▶ _Data supplied_:
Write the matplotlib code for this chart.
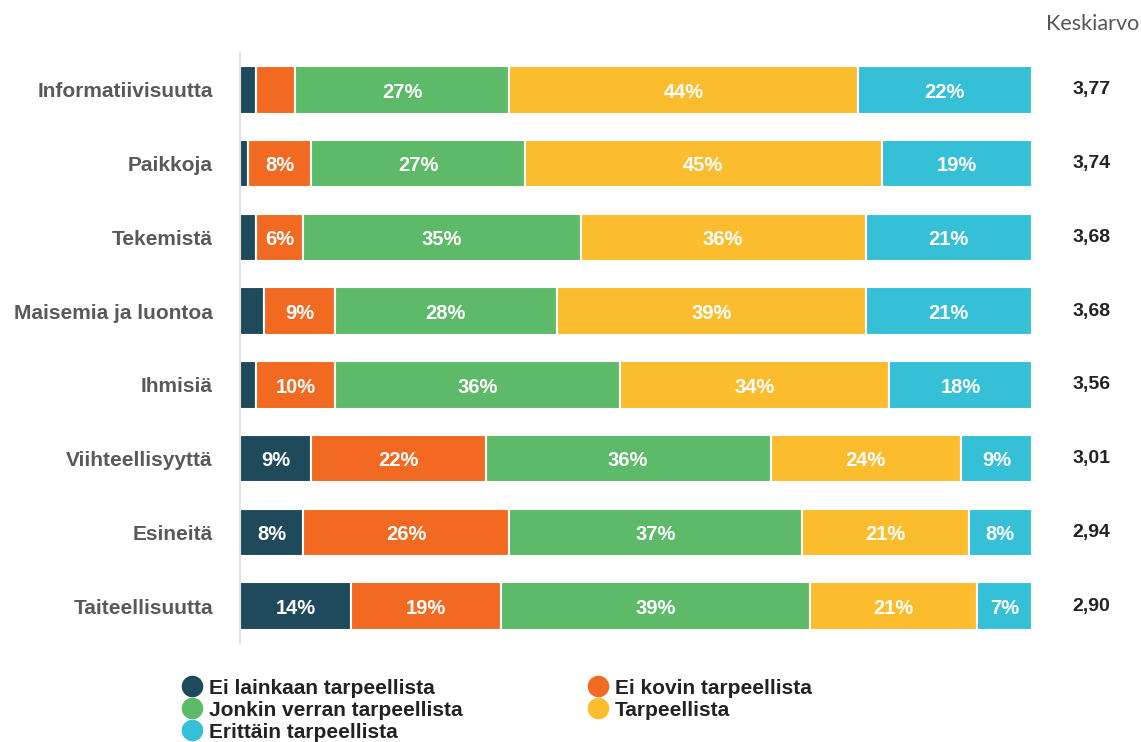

---

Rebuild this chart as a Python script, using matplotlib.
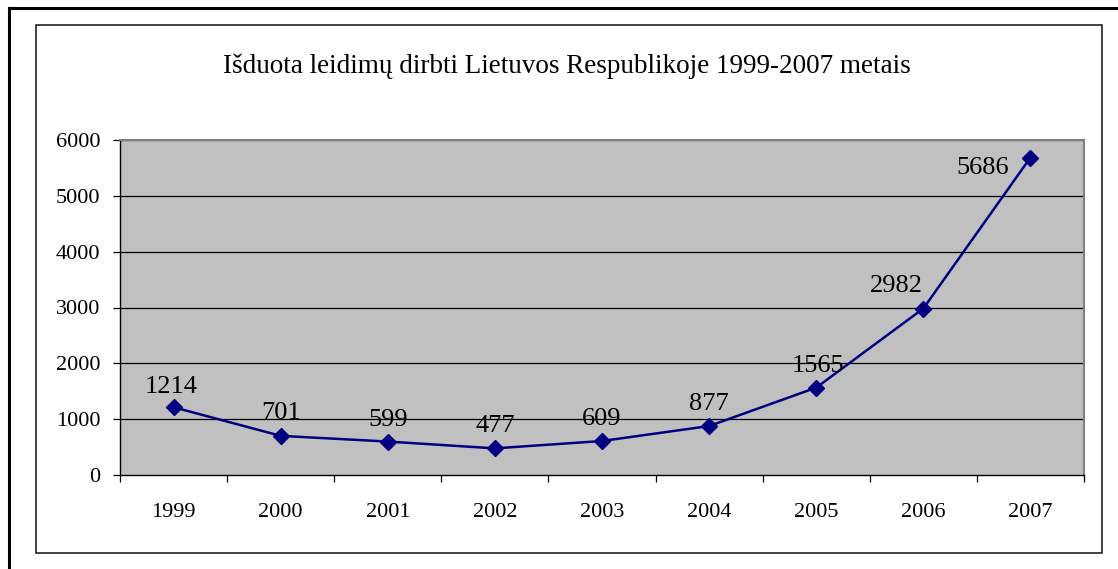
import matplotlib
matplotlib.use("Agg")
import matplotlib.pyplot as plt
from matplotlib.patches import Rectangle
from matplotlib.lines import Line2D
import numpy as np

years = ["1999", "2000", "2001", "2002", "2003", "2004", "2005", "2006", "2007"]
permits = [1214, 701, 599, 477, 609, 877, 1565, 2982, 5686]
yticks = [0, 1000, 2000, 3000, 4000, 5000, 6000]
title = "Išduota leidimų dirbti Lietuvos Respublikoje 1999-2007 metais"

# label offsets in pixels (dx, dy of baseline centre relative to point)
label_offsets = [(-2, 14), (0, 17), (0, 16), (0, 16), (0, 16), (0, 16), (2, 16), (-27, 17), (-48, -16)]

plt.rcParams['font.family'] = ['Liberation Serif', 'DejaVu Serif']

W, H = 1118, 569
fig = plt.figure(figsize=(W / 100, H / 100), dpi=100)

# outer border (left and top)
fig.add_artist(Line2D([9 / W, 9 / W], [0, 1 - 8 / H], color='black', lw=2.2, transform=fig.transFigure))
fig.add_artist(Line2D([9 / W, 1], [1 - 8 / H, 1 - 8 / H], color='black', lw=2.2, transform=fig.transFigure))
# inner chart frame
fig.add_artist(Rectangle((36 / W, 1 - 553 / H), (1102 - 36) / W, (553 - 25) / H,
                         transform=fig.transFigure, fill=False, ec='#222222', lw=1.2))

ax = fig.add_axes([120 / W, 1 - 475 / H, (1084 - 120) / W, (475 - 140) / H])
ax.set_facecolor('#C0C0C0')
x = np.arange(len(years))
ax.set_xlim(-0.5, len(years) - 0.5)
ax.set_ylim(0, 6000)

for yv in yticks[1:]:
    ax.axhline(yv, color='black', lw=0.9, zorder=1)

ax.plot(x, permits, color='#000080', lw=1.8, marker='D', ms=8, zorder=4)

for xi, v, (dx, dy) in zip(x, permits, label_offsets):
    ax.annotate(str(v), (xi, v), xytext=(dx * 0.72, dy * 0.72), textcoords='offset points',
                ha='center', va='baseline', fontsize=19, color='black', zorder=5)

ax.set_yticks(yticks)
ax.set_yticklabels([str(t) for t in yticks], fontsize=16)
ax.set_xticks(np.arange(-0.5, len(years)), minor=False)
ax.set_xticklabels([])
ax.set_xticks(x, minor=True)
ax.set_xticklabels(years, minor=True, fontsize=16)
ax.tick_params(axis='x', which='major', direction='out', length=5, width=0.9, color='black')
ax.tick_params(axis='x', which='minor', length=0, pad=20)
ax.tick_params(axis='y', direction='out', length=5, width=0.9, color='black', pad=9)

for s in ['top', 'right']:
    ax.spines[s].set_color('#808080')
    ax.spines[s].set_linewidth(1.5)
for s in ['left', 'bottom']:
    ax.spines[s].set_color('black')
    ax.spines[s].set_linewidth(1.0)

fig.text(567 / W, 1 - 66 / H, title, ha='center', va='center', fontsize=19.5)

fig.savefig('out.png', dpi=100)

...

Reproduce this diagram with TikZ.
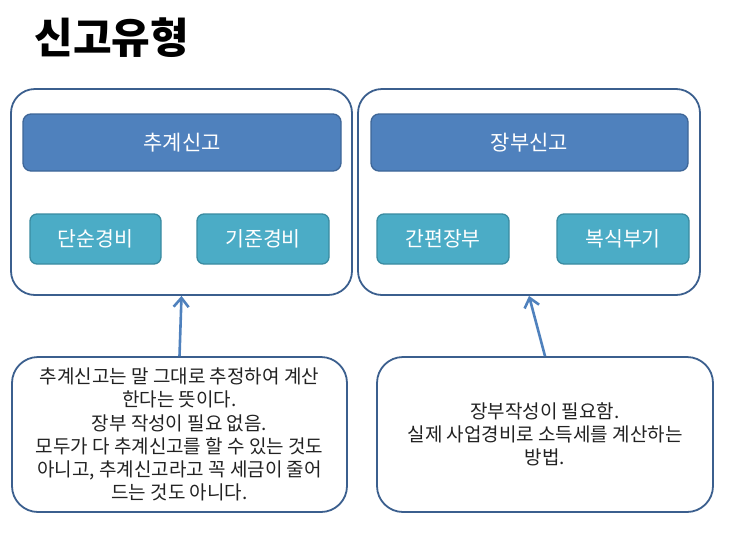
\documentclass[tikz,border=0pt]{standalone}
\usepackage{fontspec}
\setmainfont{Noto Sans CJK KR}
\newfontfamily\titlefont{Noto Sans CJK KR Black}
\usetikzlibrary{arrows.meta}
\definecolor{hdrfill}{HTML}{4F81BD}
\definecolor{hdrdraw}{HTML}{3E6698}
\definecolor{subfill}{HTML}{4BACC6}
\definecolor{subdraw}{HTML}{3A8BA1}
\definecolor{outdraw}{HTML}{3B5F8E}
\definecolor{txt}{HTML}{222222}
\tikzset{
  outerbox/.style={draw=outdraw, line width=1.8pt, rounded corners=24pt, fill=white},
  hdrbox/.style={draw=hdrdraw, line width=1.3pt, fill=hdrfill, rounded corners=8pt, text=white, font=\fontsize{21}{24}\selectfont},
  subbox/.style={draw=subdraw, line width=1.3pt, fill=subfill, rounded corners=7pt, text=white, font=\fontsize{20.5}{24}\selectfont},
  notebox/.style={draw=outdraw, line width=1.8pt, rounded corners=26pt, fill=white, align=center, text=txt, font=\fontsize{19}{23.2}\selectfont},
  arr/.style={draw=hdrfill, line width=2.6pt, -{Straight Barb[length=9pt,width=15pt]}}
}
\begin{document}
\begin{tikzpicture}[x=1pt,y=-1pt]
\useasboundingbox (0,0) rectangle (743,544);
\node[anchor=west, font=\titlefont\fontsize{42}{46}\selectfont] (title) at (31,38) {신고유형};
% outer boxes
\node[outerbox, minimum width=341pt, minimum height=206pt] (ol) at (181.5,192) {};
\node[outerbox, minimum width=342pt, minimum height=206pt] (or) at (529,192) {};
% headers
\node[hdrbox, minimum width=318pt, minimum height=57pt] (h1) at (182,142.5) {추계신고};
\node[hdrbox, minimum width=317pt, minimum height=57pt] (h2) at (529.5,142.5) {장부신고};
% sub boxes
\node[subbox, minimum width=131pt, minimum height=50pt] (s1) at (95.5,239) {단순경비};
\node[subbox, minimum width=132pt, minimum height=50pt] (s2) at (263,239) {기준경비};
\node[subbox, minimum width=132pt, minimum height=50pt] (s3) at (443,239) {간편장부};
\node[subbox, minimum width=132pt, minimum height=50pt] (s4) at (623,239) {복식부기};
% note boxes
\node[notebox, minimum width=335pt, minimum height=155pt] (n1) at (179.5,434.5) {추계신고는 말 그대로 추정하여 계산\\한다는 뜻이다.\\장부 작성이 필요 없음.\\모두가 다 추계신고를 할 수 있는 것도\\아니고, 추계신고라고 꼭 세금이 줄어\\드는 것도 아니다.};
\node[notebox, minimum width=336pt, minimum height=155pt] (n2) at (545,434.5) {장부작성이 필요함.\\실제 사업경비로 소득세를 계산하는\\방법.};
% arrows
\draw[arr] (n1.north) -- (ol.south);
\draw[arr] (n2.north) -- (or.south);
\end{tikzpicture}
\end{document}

▶ _What you should do_:
Go to the line containing "Rebuild this chart" and copy exactly from there through the line containing "fontsize=19, color='black', zorder=5)", both included, and nothing more. Pictures are excluded.

▶ _Correct response_:
Rebuild this chart as a Python script, using matplotlib.
import matplotlib
matplotlib.use("Agg")
import matplotlib.pyplot as plt
from matplotlib.patches import Rectangle
from matplotlib.lines import Line2D
import numpy as np

years = ["1999", "2000", "2001", "2002", "2003", "2004", "2005", "2006", "2007"]
permits = [1214, 701, 599, 477, 609, 877, 1565, 2982, 5686]
yticks = [0, 1000, 2000, 3000, 4000, 5000, 6000]
title = "Išduota leidimų dirbti Lietuvos Respublikoje 1999-2007 metais"

# label offsets in pixels (dx, dy of baseline centre relative to point)
label_offsets = [(-2, 14), (0, 17), (0, 16), (0, 16), (0, 16), (0, 16), (2, 16), (-27, 17), (-48, -16)]

plt.rcParams['font.family'] = ['Liberation Serif', 'DejaVu Serif']

W, H = 1118, 569
fig = plt.figure(figsize=(W / 100, H / 100), dpi=100)

# outer border (left and top)
fig.add_artist(Line2D([9 / W, 9 / W], [0, 1 - 8 / H], color='black', lw=2.2, transform=fig.transFigure))
fig.add_artist(Line2D([9 / W, 1], [1 - 8 / H, 1 - 8 / H], color='black', lw=2.2, transform=fig.transFigure))
# inner chart frame
fig.add_artist(Rectangle((36 / W, 1 - 553 / H), (1102 - 36) / W, (553 - 25) / H,
                         transform=fig.transFigure, fill=False, ec='#222222', lw=1.2))

ax = fig.add_axes([120 / W, 1 - 475 / H, (1084 - 120) / W, (475 - 140) / H])
ax.set_facecolor('#C0C0C0')
x = np.arange(len(years))
ax.set_xlim(-0.5, len(years) - 0.5)
ax.set_ylim(0, 6000)

for yv in yticks[1:]:
    ax.axhline(yv, color='black', lw=0.9, zorder=1)

ax.plot(x, permits, color='#000080', lw=1.8, marker='D', ms=8, zorder=4)

for xi, v, (dx, dy) in zip(x, permits, label_offsets):
    ax.annotate(str(v), (xi, v), xytext=(dx * 0.72, dy * 0.72), textcoords='offset points',
                ha='center', va='baseline', fontsize=19, color='black', zorder=5)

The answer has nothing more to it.